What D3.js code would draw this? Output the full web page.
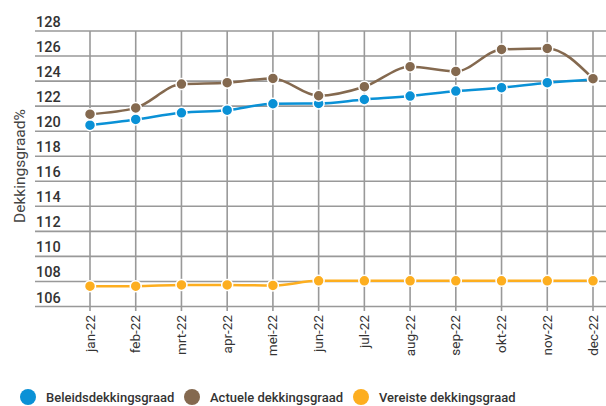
<!DOCTYPE html>
<html><head><meta charset="utf-8">
<script src="https://cdn.jsdelivr.net/npm/d3@7"></script>
<style>
html,body{margin:0;padding:0;background:#fff;}
svg{display:block;font-family:Roboto, sans-serif;}
</style></head>
<body><svg id="c" width="606" height="406"></svg>
<script>
const months = ["jan-22","feb-22","mrt-22","apr-22","mei-22","jun-22","jul-22","aug-22","sep-22","okt-22","nov-22","dec-22"];
const beleids = [120.48,120.94,121.47,121.68,122.19,122.21,122.53,122.8,123.2,123.47,123.87,124.13];
const actueel = [121.36,121.86,123.76,123.87,124.21,122.83,123.55,125.15,124.77,126.53,126.61,124.19];
const vereist = [107.62,107.62,107.72,107.72,107.68,108.05,108.05,108.05,108.05,108.05,108.05,108.05];
const yTicks = [106,108,110,112,114,116,118,120,122,124,126,128];
const seriesNames = ["Beleidsdekkingsgraad","Actuele dekkingsgraad","Vereiste dekkingsgraad"];
const colors = ["#0a91d6","#84694f","#fdae1f"];

const svg = d3.select("#c");
const x = d3.scalePoint().domain(months).range([90,593]);
const y = d3.scaleLinear().domain([106,128]).range([306.5,31]);

// horizontal grid + labels
const gy = svg.append("g");
yTicks.forEach(t=>{
  gy.append("line").attr("x1",35).attr("x2",606).attr("y1",y(t)).attr("y2",y(t))
    .attr("stroke","#999").attr("stroke-width",1.6);
  gy.append("text").attr("x",36).attr("y",y(t)-4).text(t)
    .attr("font-size",14.5).attr("font-weight",500).attr("fill","#333");
});
// vertical grid + x labels
const gx = svg.append("g");
months.forEach(m=>{
  gx.append("line").attr("x1",x(m)).attr("x2",x(m)).attr("y1",31).attr("y2",311)
    .attr("stroke","#999").attr("stroke-width",1.6);
  gx.append("text").attr("transform",`translate(${x(m)+4.5},315) rotate(-90)`)
    .attr("text-anchor","end").text(m).attr("font-size",13.5).attr("fill","#333");
});
// y title
svg.append("text").attr("transform","translate(25,166) rotate(-90)")
  .attr("text-anchor","middle").text("Dekkingsgraad%")
  .attr("font-size",15.5).attr("fill","#444");

const data = [beleids, actueel, vereist];
const line = d3.line().x((d,i)=>x(months[i])).y(d=>y(d)).curve(d3.curveMonotoneX);
[2,0,1].forEach(k=>{
  const g = svg.append("g");
  g.append("path").attr("d",line(data[k])).attr("fill","none")
    .attr("stroke",colors[k]).attr("stroke-width",2.5);
  g.selectAll("circle").data(data[k]).join("circle")
    .attr("cx",(d,i)=>x(months[i])).attr("cy",d=>y(d)).attr("r",5.5)
    .attr("fill",colors[k]).attr("stroke","#fff").attr("stroke-width",1.5);
});

// legend
const legX = [28,192,361];
seriesNames.forEach((n,i)=>{
  svg.append("circle").attr("cx",legX[i]).attr("cy",397).attr("r",8).attr("fill",colors[i]);
  svg.append("text").attr("x",legX[i]+18).attr("y",402).text(n)
    .attr("font-size",13).attr("font-weight",500).attr("fill","#333");
});
</script></body></html>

→ REQUIRED WORK
Set down again, exactly, the lines of the material above from its first line to the one with "const y = d3.scaleLinear().domain([106,128]).range([306.5,31]);", inclusive. Leave the pictures out.

→ COMPLETED EXERCISE
What D3.js code would draw this? Output the full web page.
<!DOCTYPE html>
<html><head><meta charset="utf-8">
<script src="https://cdn.jsdelivr.net/npm/d3@7"></script>
<style>
html,body{margin:0;padding:0;background:#fff;}
svg{display:block;font-family:Roboto, sans-serif;}
</style></head>
<body><svg id="c" width="606" height="406"></svg>
<script>
const months = ["jan-22","feb-22","mrt-22","apr-22","mei-22","jun-22","jul-22","aug-22","sep-22","okt-22","nov-22","dec-22"];
const beleids = [120.48,120.94,121.47,121.68,122.19,122.21,122.53,122.8,123.2,123.47,123.87,124.13];
const actueel = [121.36,121.86,123.76,123.87,124.21,122.83,123.55,125.15,124.77,126.53,126.61,124.19];
const vereist = [107.62,107.62,107.72,107.72,107.68,108.05,108.05,108.05,108.05,108.05,108.05,108.05];
const yTicks = [106,108,110,112,114,116,118,120,122,124,126,128];
const seriesNames = ["Beleidsdekkingsgraad","Actuele dekkingsgraad","Vereiste dekkingsgraad"];
const colors = ["#0a91d6","#84694f","#fdae1f"];

const svg = d3.select("#c");
const x = d3.scalePoint().domain(months).range([90,593]);
const y = d3.scaleLinear().domain([106,128]).range([306.5,31]);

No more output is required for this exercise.